WEST, Texas (KWTX) Funeral services have been scheduled for Mimi Montgomery Irwin, 74, a beloved businesswoman who owned the oldest Czech bakery in Texas, the Village Bakery in West.
(Photo by Rissa Shaw)
Irwin died unexpectedly Monday.
Visitation is from 6 p.m. to 8 p.m. Tuesday at the Aderhold Funeral Home Chapel at 808 South Reagan St. in West.
A memorial Mass is at 10 a.m. Wednesday at St. Mary’s Catholic Church of the Assumption at 301 South Harrison St.
Burial will follow at St. Mary’s Cemetery.
Irwin was a West native whose parents started the Village Bakery in 1952.
She graduated from the University of Texas at Austin with honors, started a retail merchandising career at Foley’s in Houston and rose to an executive post.
From there she moved to New York, where she spent 25 years as a vice president of what is now Macy’s Inc., but in 2003 she returned to West to take over the bakery after her father’s death.
"I don't think I know of anybody that didn't know Mimi Montgomery Irwin," said West Mayor Tommy Muska.
"That's what's so tragic about it was she worked so hard for all these years and to hear this - it was a shock."
Family and friends said Mimi was driving back to West from Waco when she started feeling sick; she pulled off the interstate in Elm Mott, then died a short time later.
"I think that was part of her downfall is she kept too busy, and when she got to feeling sick she wouldn't let her body have time," said Heidi Hills, a Village Bakery employee. "She'd always have to 'take care, take care' (of everybody else)."
Mimi belonged to countless charities and clubs, especially in her hometown of West where she graduated from high school before studying fashion at the University of Texas.
After college, she worked and traveled around the world but would always come home to West, eventually taking over the family business.
"She was so proud that it was the oldest Czech bakery in Texas," said Wilburn Willis.
A former Waco police officer and plumber whose stepson, Darryl Barton, is the Chief of Police in West, Willis first met Mimi when he took a post-retirement job driving for Waco Streak, an airport shuttle service between Waco and Dallas.

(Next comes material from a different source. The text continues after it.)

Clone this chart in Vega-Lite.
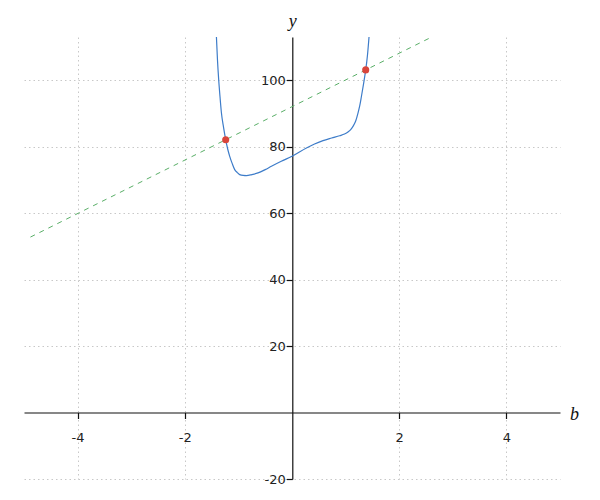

"She loved to travel, she was planning a trip to Africa next year," said Willis. "Mimi knew people all over, not only the United States, but in England and places like that, from the fashion world."
He learned his wife went to West HS with Mimi, and later became her personal driver when she'd travel around the state.
"I was blessed, I wasn't kin or anything, but she was part of the family," said Willis.
He was one of the last ones to talk to Mimi: she called him Monday morning to ask if he'd take her to the airport next week for a trip to Mexico.
"I told her I said 'Mimi, you sound so good,' and she said 'oh I'm feeling good Wilbur,' and that's why it was such a shock," he said about their conversation.
Employees were also caught off guard by her death.
"I'm kind of in shock and numb, I know it's true, but it's hard to say the words," said Hills.
Hills has worked for Mimi at the bakery since 2011.
"My goal and hope and prayer: I just want to keep the Village Bakery open for Mimi and for Mr. and Mrs. Montgomery, because I know this was their baby," said Hills.
The future of the bakery is unknown; on Tuesday there was a sign on the door that read "closed until further notice."
Mimi was an only child and didn't have any children, but she had a large extended family, many members of which live in Houston and were making their way to West Tuesday night to make funeral arrangements and handle her affairs.
"I still can't believe it, we lost a huge part of our community, she was so proud of her Czech heritage and family history as business leaders in West community," said Muska. "She was a delightful person, a very unique person, good sense of humor, and I don't know if that woman every turned down anyone's request for some extra kolaches, and so she had a servant's heart, and she will be sorely missed."
Hills said her boss would always reach out to others to help them in their time of need.
"What sticks out in my mind is if people passed away, she would send buchtas to the family members, and I'm confused as to what Mimi's going to get," Hills cried. "She always tried to help, she helped me and my family tremendously, she was an angel who got taken too soon."
She had a message for the woman she looked up to on earth who, she says, she'll now be looking up at in Heaven.
"Mimi I love you, and I just always want to make you proud of me," said Hills.